Here is a code snippet of the sliding window algorithm.

 
%sliding window
        for n = 1 : winx
            for m = 1 : winy
                %calculate the index of the feature
                k = (winy * (n-1) + m);
                %crop the image around the feature (for bounding box)
                winfeat = hog(m : (m + num_hog_cells - 1), n : (n + num_hog_cells - 1), :);
                %reshape to 1x(dimensionality of HOG image) add to descriptor results
                window(k, :) = reshape(winfeat, 1, (num_hog_cells^2*31));
            end
        end
		
		

Confidence scoring:

confidence_scores = window * w + b; best = find(confidence_scores > threshold);

Results

Using a scale from 1 to 0.1, with an extra size 0.05, with a step size of 0.1, and a threshold of -0.5, I was able to get an AP of about 0.859. I did receive an error during this run on one of the images - for using too small of a scale. I fixed this by removing the 0.05 scale from my list.

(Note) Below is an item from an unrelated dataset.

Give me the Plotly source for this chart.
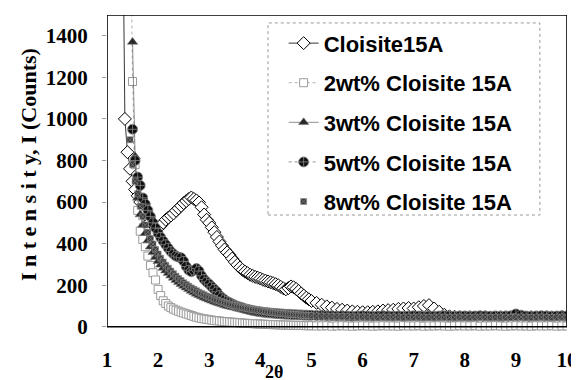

These were the classifcation results:


Initial classifier performance on train data:
  accuracy:   0.999
  true  positive rate: 0.398
  false positive rate: 0.000
  true  negative rate: 0.602
  false negative rate: 0.001
After removing 0.05 from the scale and raising the threshold to 0.5, my results changed to AP = 0.847, with the following classification results:

Initial classifier performance on train data:
  accuracy:   0.999
  true  positive rate: 0.398
  false positive rate: 0.000
  true  negative rate: 0.601
  false negative rate: 0.001 
I also tried taking out scales at random, using scale = [1, 0.9, 0.6, 0.5, 0.4, 0.1]; threshold = 0.5; and the fewer number of scales dropped the average precision to 0.828 and increased the false positive rate to 0, and had these results:

Initial classifier performance on train data:
  accuracy:   0.997
  true  positive rate: 0.398
  false positive rate: 0.003
  true  negative rate: 0.599
  false negative rate: 0.000